Permissions are not transferrable. If you are working with collaborators, postdocs, or students, they must request permission as well to access the development code, and their permissions are restricted to the same set of modules as the project lead. Do not distribute tarballs of the private code to others; they should be accessing the development repository if they are using the development code. Permission is granted on a project basis: if the scope of the project changes, or if new modules are needed, or any proprietary parts of the code requested, permission must be re-requested.

Users who violate these policies will have their access to the private version[s] of GIZMO immediate revoked.

Code Development & Extensions (New Physics and Code)

You are encouraged to study and modify this code (public or private)! Please, if you have ideas for interesting physics to add, add it! You are only asked to do a few things, to make your experience and that of everyone else much easier.
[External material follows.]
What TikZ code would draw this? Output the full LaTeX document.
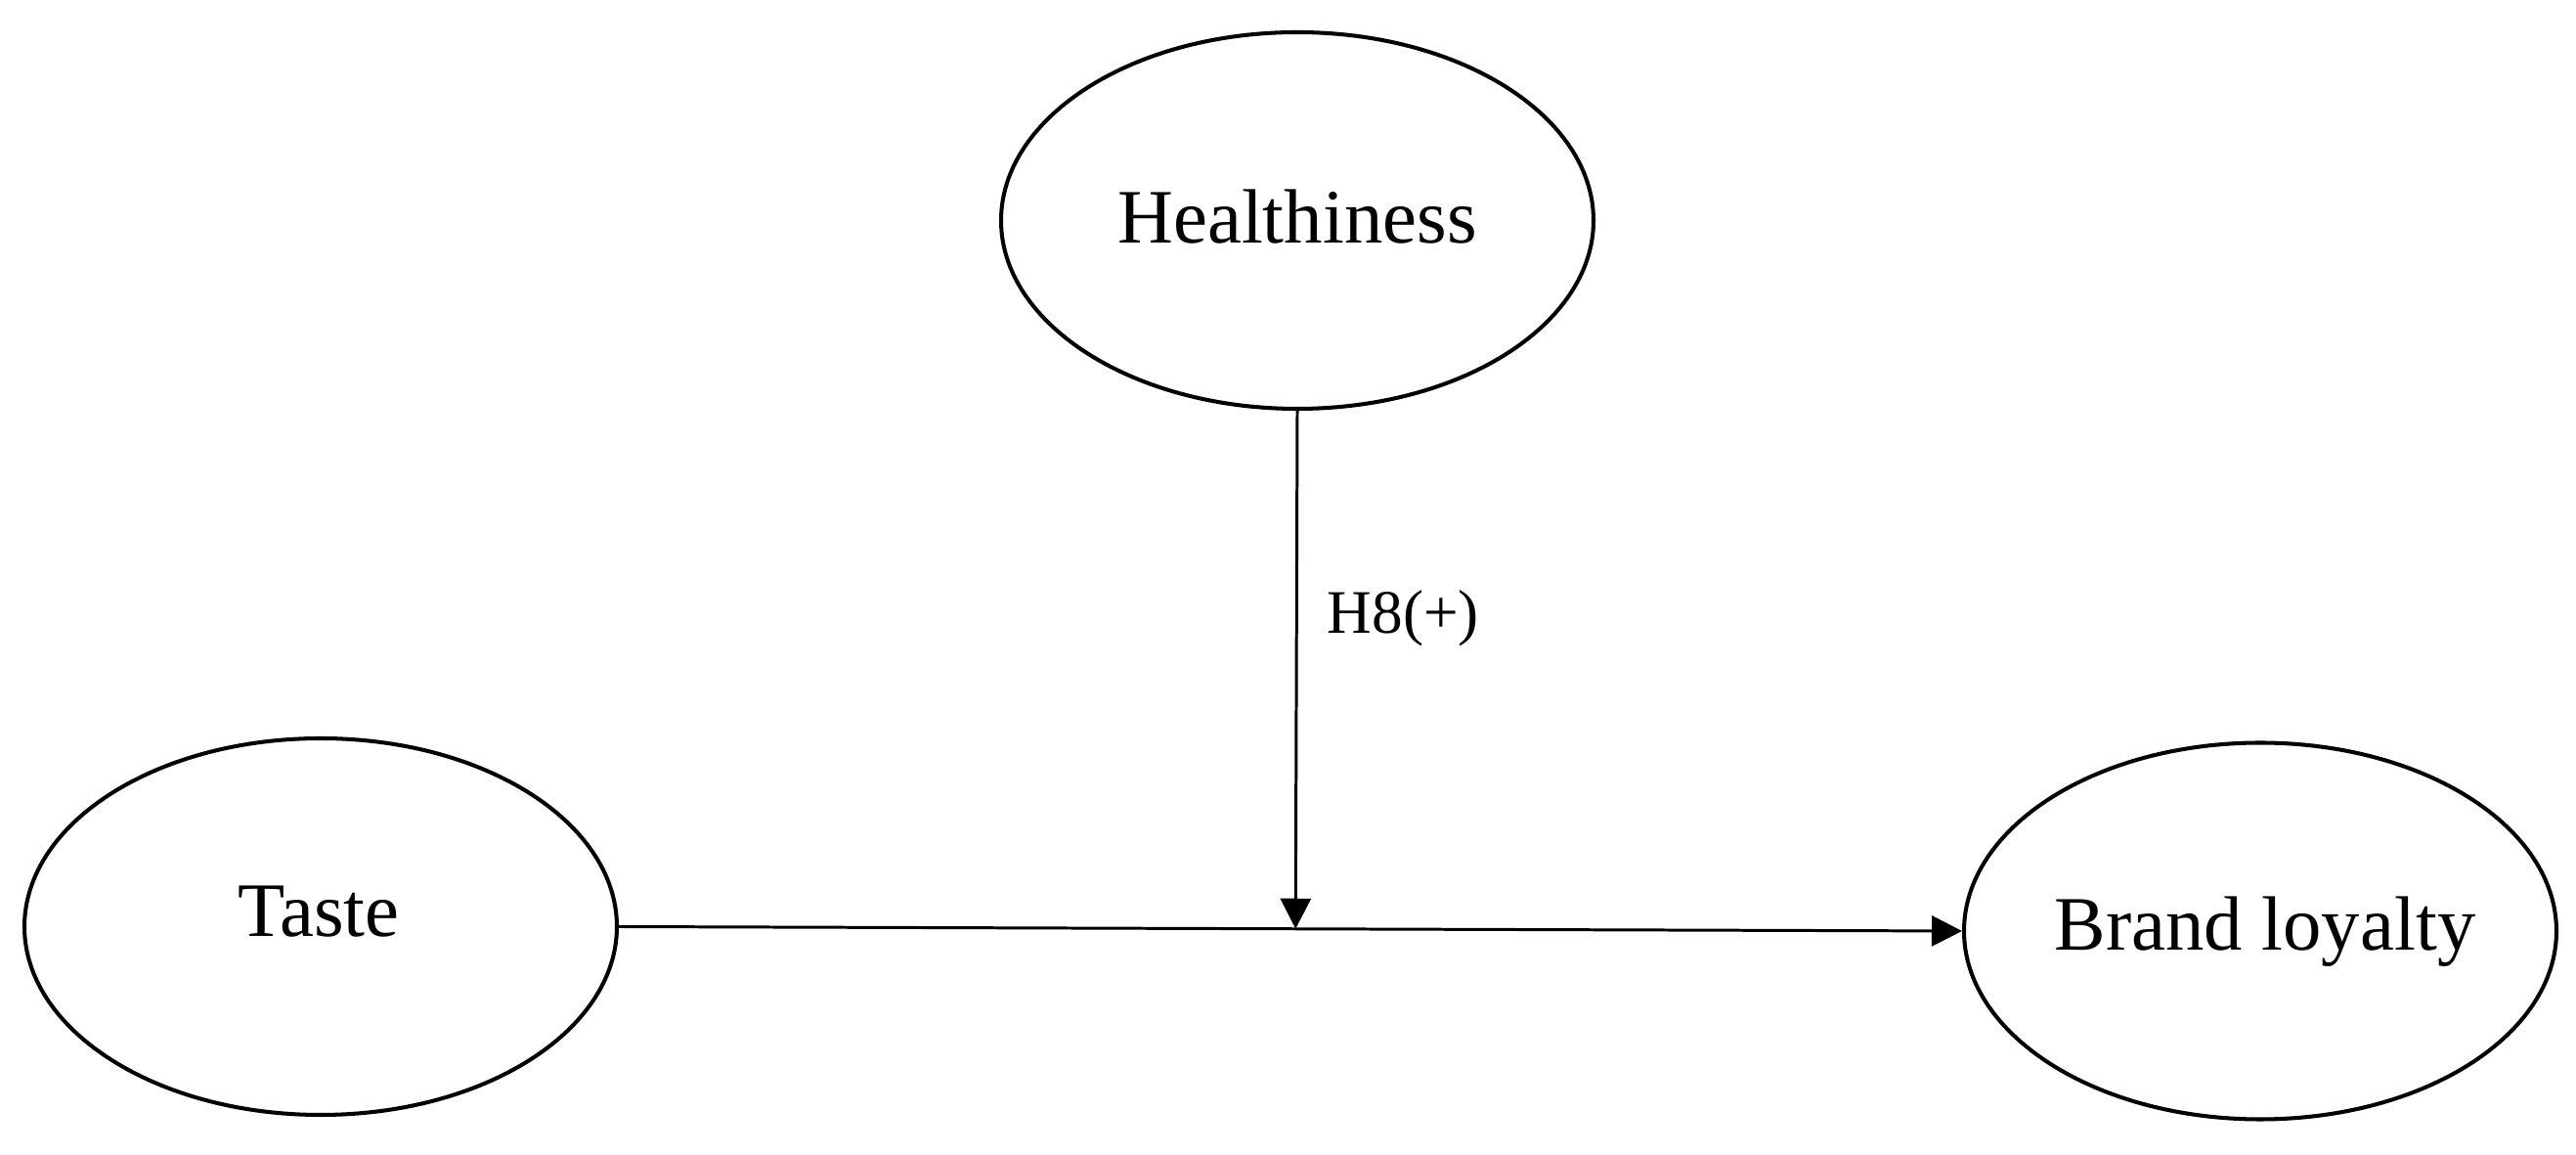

General Code-style Principles (Good Practices):


4. Fluid (Hydro) Solvers

GIZMO is unique in that it allows the user (at compile time) to choose the method with which they would like to solve the fluid (hydrodynamic, MHD, RHD) equations. This flexibility goes far deeper than in most codes. We’re not talking about the difference between e.g. different Riemann solvers or different ways of writing the SPH equation of motion, we’re talking about different methods for how the simulation volume is decomposed (e.g. the “grid” underlying everything).